## Work instructions
Please, without the pictures, retype exactly the lines from the start of the material through the line that holds "300, 350, 400];".

## Given material
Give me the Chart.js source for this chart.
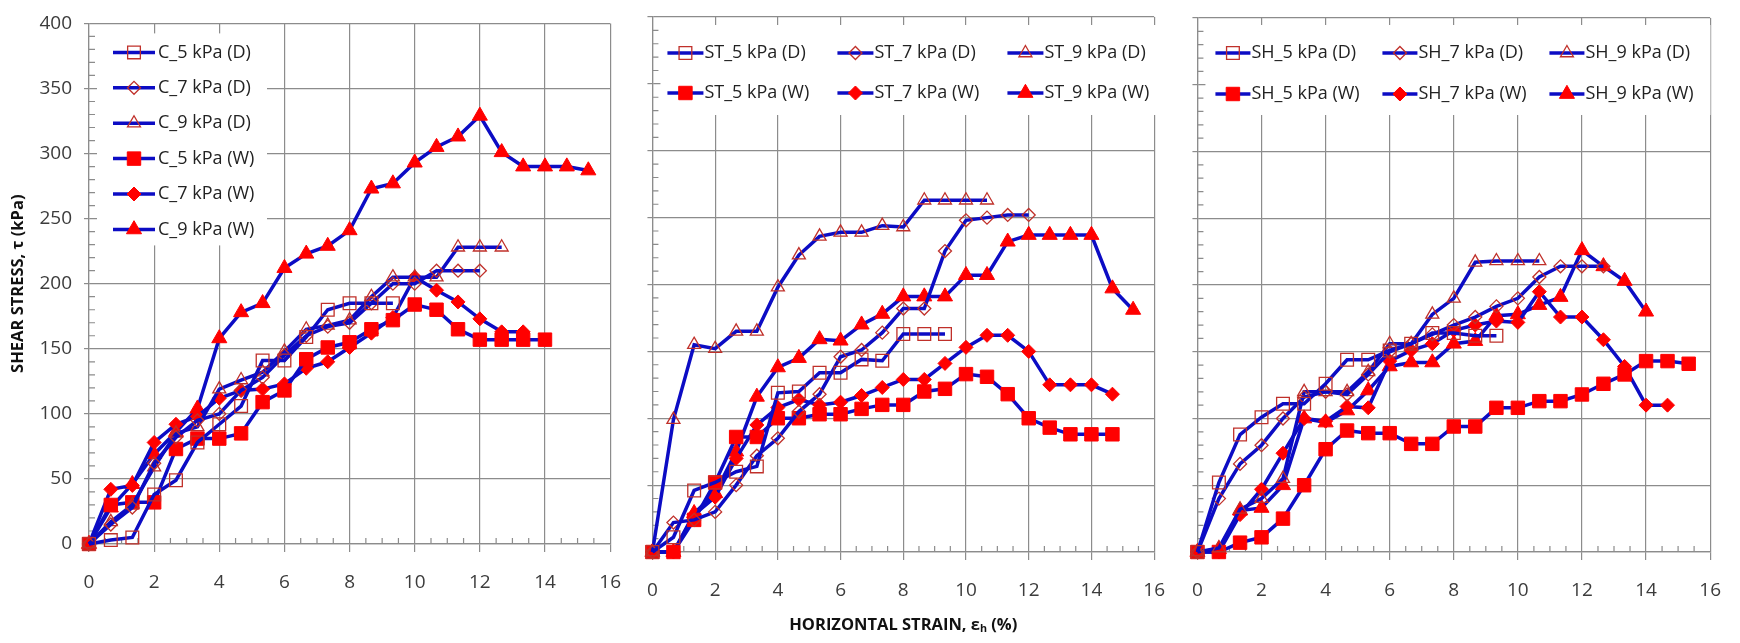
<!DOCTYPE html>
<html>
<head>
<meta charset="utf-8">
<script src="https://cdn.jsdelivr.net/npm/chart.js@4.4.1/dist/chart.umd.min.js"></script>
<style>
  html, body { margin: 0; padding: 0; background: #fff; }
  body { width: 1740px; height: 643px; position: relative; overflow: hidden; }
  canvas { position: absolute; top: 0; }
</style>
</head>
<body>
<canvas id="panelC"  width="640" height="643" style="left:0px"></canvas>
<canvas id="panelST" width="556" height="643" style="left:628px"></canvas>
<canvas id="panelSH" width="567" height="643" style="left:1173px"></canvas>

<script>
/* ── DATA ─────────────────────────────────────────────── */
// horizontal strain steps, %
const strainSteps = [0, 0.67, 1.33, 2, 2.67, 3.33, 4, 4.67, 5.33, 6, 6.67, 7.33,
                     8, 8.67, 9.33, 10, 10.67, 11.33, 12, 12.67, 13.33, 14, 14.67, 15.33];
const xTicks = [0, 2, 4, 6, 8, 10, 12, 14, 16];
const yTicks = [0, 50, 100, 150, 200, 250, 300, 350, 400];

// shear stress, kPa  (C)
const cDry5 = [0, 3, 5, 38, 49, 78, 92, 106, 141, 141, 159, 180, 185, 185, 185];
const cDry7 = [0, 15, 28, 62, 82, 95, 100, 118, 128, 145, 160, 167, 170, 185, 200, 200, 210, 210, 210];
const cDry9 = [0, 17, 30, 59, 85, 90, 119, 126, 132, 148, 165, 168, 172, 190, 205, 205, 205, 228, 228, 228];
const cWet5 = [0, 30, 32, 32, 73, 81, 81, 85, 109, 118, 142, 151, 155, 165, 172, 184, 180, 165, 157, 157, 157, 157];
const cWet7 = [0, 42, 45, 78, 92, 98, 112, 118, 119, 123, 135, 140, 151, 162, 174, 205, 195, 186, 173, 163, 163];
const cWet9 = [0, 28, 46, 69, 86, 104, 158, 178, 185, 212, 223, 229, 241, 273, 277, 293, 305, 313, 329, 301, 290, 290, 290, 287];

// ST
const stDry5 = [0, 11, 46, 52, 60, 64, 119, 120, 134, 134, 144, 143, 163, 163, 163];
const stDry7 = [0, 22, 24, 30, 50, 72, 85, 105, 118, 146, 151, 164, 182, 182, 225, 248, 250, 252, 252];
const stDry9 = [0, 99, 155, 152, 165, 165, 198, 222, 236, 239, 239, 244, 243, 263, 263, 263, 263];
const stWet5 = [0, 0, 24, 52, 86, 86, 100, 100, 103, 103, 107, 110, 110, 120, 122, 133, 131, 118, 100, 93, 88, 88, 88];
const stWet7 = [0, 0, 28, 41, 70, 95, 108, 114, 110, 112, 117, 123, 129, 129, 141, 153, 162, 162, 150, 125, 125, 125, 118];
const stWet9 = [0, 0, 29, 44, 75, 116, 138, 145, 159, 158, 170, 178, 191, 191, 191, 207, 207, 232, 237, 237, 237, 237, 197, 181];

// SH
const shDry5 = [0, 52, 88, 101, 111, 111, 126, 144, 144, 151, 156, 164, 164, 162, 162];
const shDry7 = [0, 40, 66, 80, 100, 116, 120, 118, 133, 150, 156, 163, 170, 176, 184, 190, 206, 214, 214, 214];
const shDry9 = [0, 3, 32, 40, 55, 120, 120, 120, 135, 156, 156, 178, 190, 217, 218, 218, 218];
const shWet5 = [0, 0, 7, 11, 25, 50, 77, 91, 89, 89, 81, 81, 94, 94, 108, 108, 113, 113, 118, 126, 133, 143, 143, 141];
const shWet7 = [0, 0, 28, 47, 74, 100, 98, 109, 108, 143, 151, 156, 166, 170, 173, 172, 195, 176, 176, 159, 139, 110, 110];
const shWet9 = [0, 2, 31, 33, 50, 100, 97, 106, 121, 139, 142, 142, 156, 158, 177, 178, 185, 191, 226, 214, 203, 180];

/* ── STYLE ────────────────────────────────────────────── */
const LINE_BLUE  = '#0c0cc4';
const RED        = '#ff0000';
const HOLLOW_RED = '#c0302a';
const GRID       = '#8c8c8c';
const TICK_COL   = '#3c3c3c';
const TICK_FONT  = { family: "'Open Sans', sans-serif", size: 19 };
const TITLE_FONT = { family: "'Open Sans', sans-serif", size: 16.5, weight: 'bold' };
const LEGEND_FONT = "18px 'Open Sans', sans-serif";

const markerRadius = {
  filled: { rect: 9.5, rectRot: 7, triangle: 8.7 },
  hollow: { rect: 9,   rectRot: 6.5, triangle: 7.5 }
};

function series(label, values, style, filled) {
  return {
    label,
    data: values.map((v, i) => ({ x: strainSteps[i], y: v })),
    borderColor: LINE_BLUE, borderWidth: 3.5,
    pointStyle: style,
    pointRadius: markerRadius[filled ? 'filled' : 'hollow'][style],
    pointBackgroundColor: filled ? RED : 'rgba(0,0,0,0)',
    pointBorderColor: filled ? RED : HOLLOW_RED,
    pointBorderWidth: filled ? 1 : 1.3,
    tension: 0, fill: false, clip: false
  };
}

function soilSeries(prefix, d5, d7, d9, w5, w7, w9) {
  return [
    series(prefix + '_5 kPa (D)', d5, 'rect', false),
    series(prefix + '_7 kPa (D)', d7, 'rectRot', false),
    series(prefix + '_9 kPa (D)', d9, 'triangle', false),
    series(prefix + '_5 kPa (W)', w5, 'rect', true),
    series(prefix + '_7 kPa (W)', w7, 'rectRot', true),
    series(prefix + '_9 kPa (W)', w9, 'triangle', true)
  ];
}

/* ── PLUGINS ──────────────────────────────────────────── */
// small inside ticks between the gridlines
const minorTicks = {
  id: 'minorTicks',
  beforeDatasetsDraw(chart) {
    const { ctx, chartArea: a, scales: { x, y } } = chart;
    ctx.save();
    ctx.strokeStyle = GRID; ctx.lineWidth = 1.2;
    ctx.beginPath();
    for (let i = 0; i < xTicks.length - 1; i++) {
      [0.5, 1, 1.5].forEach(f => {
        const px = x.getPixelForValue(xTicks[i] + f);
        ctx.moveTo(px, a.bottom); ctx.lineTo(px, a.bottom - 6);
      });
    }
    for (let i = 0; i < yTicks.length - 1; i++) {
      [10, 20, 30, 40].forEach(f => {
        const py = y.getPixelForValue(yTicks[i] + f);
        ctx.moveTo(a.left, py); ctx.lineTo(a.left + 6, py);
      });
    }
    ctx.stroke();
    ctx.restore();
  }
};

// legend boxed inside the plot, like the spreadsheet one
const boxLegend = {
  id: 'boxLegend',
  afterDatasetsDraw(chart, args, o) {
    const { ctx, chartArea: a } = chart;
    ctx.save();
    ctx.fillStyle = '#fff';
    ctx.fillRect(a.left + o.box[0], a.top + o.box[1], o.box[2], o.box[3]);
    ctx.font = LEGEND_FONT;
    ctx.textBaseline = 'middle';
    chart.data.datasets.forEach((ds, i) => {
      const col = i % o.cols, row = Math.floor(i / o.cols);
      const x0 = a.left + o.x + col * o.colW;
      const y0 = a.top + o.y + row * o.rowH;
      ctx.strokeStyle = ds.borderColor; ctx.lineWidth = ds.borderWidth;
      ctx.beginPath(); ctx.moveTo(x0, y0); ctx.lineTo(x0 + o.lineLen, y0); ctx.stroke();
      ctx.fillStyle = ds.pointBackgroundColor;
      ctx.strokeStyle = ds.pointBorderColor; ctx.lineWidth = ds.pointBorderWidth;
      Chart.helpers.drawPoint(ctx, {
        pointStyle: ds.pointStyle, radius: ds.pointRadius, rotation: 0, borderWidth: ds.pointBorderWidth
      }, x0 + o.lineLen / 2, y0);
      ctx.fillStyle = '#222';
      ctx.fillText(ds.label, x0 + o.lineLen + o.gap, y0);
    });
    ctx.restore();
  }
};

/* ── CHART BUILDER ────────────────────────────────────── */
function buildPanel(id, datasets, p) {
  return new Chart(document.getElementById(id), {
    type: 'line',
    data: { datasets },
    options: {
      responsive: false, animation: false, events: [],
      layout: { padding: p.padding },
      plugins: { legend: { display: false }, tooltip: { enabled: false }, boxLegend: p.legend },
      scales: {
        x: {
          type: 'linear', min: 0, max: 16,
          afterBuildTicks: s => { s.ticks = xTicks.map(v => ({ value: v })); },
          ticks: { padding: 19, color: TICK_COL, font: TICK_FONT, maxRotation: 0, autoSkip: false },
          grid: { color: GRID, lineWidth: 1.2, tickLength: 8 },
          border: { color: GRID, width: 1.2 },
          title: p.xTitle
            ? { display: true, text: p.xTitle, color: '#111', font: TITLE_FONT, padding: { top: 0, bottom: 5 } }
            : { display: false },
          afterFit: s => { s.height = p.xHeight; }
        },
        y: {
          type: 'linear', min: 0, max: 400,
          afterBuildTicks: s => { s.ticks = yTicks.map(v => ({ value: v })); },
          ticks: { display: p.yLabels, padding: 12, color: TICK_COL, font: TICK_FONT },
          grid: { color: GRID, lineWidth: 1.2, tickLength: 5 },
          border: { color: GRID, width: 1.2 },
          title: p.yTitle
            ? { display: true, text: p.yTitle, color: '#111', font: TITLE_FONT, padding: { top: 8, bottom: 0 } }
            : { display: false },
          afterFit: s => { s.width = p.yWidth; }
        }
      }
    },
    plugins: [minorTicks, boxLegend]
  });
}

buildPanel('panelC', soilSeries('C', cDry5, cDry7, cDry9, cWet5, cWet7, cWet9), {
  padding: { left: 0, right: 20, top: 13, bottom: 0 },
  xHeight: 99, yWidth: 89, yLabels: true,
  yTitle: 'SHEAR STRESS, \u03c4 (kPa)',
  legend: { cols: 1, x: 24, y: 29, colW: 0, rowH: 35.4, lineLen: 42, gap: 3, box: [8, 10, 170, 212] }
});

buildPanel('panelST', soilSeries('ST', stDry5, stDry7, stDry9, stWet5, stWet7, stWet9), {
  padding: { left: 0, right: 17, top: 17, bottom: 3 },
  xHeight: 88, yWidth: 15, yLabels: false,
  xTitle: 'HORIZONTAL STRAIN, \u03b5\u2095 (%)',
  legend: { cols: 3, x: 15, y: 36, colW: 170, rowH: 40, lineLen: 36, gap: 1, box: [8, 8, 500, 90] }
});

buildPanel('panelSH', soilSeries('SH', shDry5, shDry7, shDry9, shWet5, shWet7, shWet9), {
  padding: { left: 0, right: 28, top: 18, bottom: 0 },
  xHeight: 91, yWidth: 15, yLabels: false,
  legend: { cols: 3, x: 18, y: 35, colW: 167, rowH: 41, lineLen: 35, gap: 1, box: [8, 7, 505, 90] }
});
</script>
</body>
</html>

## Exercise response
Give me the Chart.js source for this chart.
<!DOCTYPE html>
<html>
<head>
<meta charset="utf-8">
<script src="https://cdn.jsdelivr.net/npm/chart.js@4.4.1/dist/chart.umd.min.js"></script>
<style>
  html, body { margin: 0; padding: 0; background: #fff; }
  body { width: 1740px; height: 643px; position: relative; overflow: hidden; }
  canvas { position: absolute; top: 0; }
</style>
</head>
<body>
<canvas id="panelC"  width="640" height="643" style="left:0px"></canvas>
<canvas id="panelST" width="556" height="643" style="left:628px"></canvas>
<canvas id="panelSH" width="567" height="643" style="left:1173px"></canvas>

<script>
/* ── DATA ─────────────────────────────────────────────── */
// horizontal strain steps, %
const strainSteps = [0, 0.67, 1.33, 2, 2.67, 3.33, 4, 4.67, 5.33, 6, 6.67, 7.33,
                     8, 8.67, 9.33, 10, 10.67, 11.33, 12, 12.67, 13.33, 14, 14.67, 15.33];
const xTicks = [0, 2, 4, 6, 8, 10, 12, 14, 16];
const yTicks = [0, 50, 100, 150, 200, 250, 300, 350, 400];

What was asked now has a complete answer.